REQUIREMENTS
Give the data again exactly, from its opening line through the line in which "text_color = '#1a1a1a'" appears.

GIVEN DATA
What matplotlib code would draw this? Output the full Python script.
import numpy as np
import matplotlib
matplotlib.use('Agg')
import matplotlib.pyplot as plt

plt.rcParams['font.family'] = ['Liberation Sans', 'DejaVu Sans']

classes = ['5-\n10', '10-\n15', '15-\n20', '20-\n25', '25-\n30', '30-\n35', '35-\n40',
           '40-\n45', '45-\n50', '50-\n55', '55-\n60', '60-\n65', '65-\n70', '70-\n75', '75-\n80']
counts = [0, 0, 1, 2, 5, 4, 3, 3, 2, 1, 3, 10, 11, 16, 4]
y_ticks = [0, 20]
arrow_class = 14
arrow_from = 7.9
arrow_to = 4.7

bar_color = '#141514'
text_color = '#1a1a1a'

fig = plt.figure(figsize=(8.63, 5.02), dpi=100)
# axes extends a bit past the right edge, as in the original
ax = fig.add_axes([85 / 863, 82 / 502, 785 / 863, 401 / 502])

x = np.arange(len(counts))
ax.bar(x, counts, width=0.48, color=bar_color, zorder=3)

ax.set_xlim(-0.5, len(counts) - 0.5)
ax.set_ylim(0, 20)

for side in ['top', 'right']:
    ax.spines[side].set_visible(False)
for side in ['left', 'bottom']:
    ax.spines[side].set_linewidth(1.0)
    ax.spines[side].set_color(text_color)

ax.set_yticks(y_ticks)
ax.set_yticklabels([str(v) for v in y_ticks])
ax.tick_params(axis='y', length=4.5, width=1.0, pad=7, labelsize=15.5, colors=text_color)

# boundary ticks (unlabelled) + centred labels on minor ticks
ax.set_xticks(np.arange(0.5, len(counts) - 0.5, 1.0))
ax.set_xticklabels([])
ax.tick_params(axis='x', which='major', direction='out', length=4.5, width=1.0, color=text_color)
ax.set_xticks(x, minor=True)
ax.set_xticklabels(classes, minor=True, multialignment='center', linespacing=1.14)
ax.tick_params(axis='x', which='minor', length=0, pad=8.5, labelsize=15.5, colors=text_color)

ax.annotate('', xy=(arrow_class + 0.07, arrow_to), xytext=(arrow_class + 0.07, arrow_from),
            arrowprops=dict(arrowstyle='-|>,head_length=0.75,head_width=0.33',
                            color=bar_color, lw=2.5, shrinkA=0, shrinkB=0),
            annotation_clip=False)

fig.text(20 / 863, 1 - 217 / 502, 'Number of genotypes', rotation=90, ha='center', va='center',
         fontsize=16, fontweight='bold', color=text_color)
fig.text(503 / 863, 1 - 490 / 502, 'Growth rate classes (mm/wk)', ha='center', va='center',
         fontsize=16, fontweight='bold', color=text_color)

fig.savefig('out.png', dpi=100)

EXERCISE RESULT
What matplotlib code would draw this? Output the full Python script.
import numpy as np
import matplotlib
matplotlib.use('Agg')
import matplotlib.pyplot as plt

plt.rcParams['font.family'] = ['Liberation Sans', 'DejaVu Sans']

classes = ['5-\n10', '10-\n15', '15-\n20', '20-\n25', '25-\n30', '30-\n35', '35-\n40',
           '40-\n45', '45-\n50', '50-\n55', '55-\n60', '60-\n65', '65-\n70', '70-\n75', '75-\n80']
counts = [0, 0, 1, 2, 5, 4, 3, 3, 2, 1, 3, 10, 11, 16, 4]
y_ticks = [0, 20]
arrow_class = 14
arrow_from = 7.9
arrow_to = 4.7

bar_color = '#141514'
text_color = '#1a1a1a'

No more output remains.